Das ist für Sie ein zentrales Thema Ihrer Arbeit?
Warner: Ich komme aus einer Bewegung heraus, die klar sagt, dass sich Kunst und Kultur neu legitimieren müssen und dazu Teilhabe zu organisieren, sich gegenüber einer Stadtter,
gesellschaft zu öffnen haben. Ich denke, dass man Brecht nicht unrecht tut, wenn man das mit seinem Erbe auch macht.
Wie weit ist der Prozess schon fortgeschritten?
Warner: Noch gar nicht. Ich lebe in München. Ich werde jetzt erst einmal die Stadt kennenlernen. Da bin ich dann ganz Kulturanthropologe. Mich interessieren die Probleme, die Geschichten.
Das ist jetzt von Vorteil für Sie, dass Sie in einer knappen Stunde mit dem Zug nach Augsburg kommen können?
Warner:
Halbe Stunde.
Sie nehmen den ICE?
Warner: (Lacht) Irgendetwas muss man sich mit Mitte 30 auch schon leisten. Zum Bahnhof wird aber mit dem Rad gefahren.
Jetzt wird Augsburg erforscht? Warner: Über drei Jahre hinweg. Das wird wachsen. Zum 125-jährigen Jubiläum 2023 brauchen wir etwas Besonderes.

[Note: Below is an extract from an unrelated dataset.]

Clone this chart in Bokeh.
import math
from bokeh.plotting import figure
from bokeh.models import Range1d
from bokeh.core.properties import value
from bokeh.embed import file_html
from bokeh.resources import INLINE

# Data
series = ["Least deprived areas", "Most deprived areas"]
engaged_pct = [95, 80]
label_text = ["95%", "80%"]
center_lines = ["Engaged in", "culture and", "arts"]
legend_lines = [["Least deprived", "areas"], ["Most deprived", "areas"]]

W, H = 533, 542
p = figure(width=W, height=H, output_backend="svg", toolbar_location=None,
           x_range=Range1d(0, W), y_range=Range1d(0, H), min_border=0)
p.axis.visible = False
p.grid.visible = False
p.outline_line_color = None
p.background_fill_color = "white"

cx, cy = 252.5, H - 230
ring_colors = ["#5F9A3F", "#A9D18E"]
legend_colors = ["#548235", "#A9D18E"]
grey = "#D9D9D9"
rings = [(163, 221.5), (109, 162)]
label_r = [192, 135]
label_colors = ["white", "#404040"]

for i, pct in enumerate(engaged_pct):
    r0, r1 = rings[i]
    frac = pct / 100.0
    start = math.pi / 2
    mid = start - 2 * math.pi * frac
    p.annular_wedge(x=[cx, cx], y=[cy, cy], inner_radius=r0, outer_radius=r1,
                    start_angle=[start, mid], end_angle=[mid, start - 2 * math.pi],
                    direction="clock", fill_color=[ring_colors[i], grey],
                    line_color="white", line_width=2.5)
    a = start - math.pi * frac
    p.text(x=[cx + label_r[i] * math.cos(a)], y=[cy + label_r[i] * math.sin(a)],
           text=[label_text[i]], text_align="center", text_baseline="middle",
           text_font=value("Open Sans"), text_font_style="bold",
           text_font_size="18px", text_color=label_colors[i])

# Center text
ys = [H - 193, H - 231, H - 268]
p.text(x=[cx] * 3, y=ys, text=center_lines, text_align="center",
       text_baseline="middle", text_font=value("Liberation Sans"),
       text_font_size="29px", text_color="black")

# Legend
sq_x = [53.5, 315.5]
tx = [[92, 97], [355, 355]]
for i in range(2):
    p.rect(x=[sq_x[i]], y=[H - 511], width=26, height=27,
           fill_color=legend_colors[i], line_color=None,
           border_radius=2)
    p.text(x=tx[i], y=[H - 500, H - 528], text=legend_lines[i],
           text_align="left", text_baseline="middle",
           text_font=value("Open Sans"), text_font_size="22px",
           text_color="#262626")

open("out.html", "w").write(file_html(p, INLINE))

Ist das große Brecht-Jubiläum gleich zum Auftakt eher Fluch oder Segen für Sie? Am Ende Ihrer dreijährigen Zeit wäre das als großes Finale, auf das alles zuläuft, ja leichter zu planen. Warner: Ich habe Respekt davor, aber ich bin nicht allein. Es gibt das Brechtbüro mit Kathrin Dollinger, die jede Menge Erfahrung mitbringt, deshalb fangen wir nicht bei Null an. Was mir auch wichtig ist: Die Brechtfestivals haben ja eine Geschichte, haben eine Entwicklung hingelegt – von etwas sehr Repräsentativem über eine eher feministische Auseinandersetzung bis zu Spektakeln jetzt. Ich knüpfe da an ganz viel an.
Was heißt das für das Jubiläums-Festival?

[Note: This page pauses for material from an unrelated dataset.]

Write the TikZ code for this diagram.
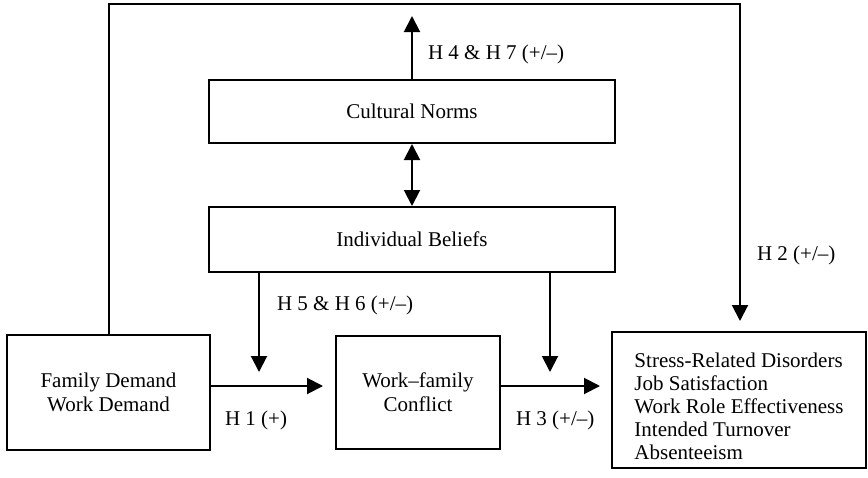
\documentclass[tikz,border=0pt]{standalone}
\usepackage{fontspec}
\setmainfont{Liberation Serif}
\usetikzlibrary{arrows.meta}
\begin{document}
\begin{tikzpicture}[x=1pt,y=-1pt,line width=2pt,
  box/.style={draw,rectangle,inner sep=0pt,align=center,
    font=\fontsize{21}{24}\selectfont},
  lbl/.style={anchor=west,inner sep=0pt,font=\fontsize{21}{24}\selectfont},
  arr/.style={-{Triangle[length=16pt,width=16pt]}},
  dbl/.style={{Triangle[length=16pt,width=16pt]}-{Triangle[length=16pt,width=16pt]}}]
\useasboundingbox (0,0) rectangle (868,477);

% boxes
\node[box,minimum width=406pt,minimum height=63pt] (cn) at (412,111.5) {Cultural Norms};
\node[box,minimum width=406pt,minimum height=65pt] (ib) at (412,239.5) {Individual Beliefs};
\node[box,minimum width=203pt,minimum height=115pt] (fam) at (108.5,392.5) {Family Demand\\Work Demand};
\node[box,minimum width=164pt,minimum height=113pt] (wfc) at (418,392.5) {Work--family\\Conflict};
\node[box,minimum width=254pt,minimum height=136pt,align=left,
  font=\fontsize{21}{23}\selectfont] (out) at (739,400)
  {\rule{0pt}{27pt}Stress-Related Disorders\\Job Satisfaction\\Work Role Effectiveness\\Intended Turnover\\Absenteeism};

% free ends of connectors
\coordinate (top) at (0,4);
\coordinate (cntip) at (412,16);
\coordinate (m1) at (259,372);
\coordinate (m3) at (550,372);
\coordinate (h1tip) at (323,386);
\coordinate (h3tip) at (600,386);

% connectors
\draw[arr] (fam.north) -- (fam.north |- top) -| ([xshift=1pt,yshift=10pt]out.north);
\draw[arr] (cn.north) -- (cntip);
\draw[dbl] (ib.north) -- (cn.south);
\draw[arr] (ib.south -| m1) -- (m1);
\draw[arr] (ib.south -| m3) -- (m3);
\draw[arr] (h1tip -| fam.east) -- (h1tip);
\draw[arr] (h3tip -| wfc.east) -- (h3tip);

% hypothesis labels
\node[lbl] (l47) at (427,54) {H 4 \& H 7 (+/–)};
\node[lbl] (l2) at (756,255) {H 2 (+/–)};
\node[lbl] (l56) at (276,305) {H 5 \& H 6 (+/–)};
\node[lbl] (l1) at (224,420) {H 1 (+)};
\node[lbl] (l3) at (515,420) {H 3 (+/–)};
\end{tikzpicture}
\end{document}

Warner: Was wir dort genau machen, kann ich Ihnen noch nicht sagen. Was ich Ihnen sagen kann, ist, dass es diese drei Stränge geben wird: das Klima, Künstliche Intelligenz und die Identitätsfragen.
Und was treibt Sie in Bezug auf Brecht an?
Warner: Sie merken, ich lege mich jetzt nicht fest auf diese Regieschule, das Stück oder die Phase. Mein Zugang zu Brecht ist erst einmal ein theoretischer. Frederic Jameson hat das Buch geschrieben „Brecht als Methode“. Er formuliert das Brecht’sche Werk als eine Theatermethode, in der es darum geht, den Zuschauern und Zuschauerinnen zu ermöglichen, sich selbst in der dritten Person in einem spezifischen zeitlichen Kontext wahrzunehmen – mit den Handlungsoptionen, die ihr zur Verfügung stehen. Das leitet mich durch das Festival, das ist toll für eine Stadt, aber das ist auch toll als ein Labor für eine Theaterszene. Und es gibt diesen schönen Satz von Hanns Eisler: Brecht hat nichts mehr gehasst als Leute, die nichts ausprobieren, nichts wagen.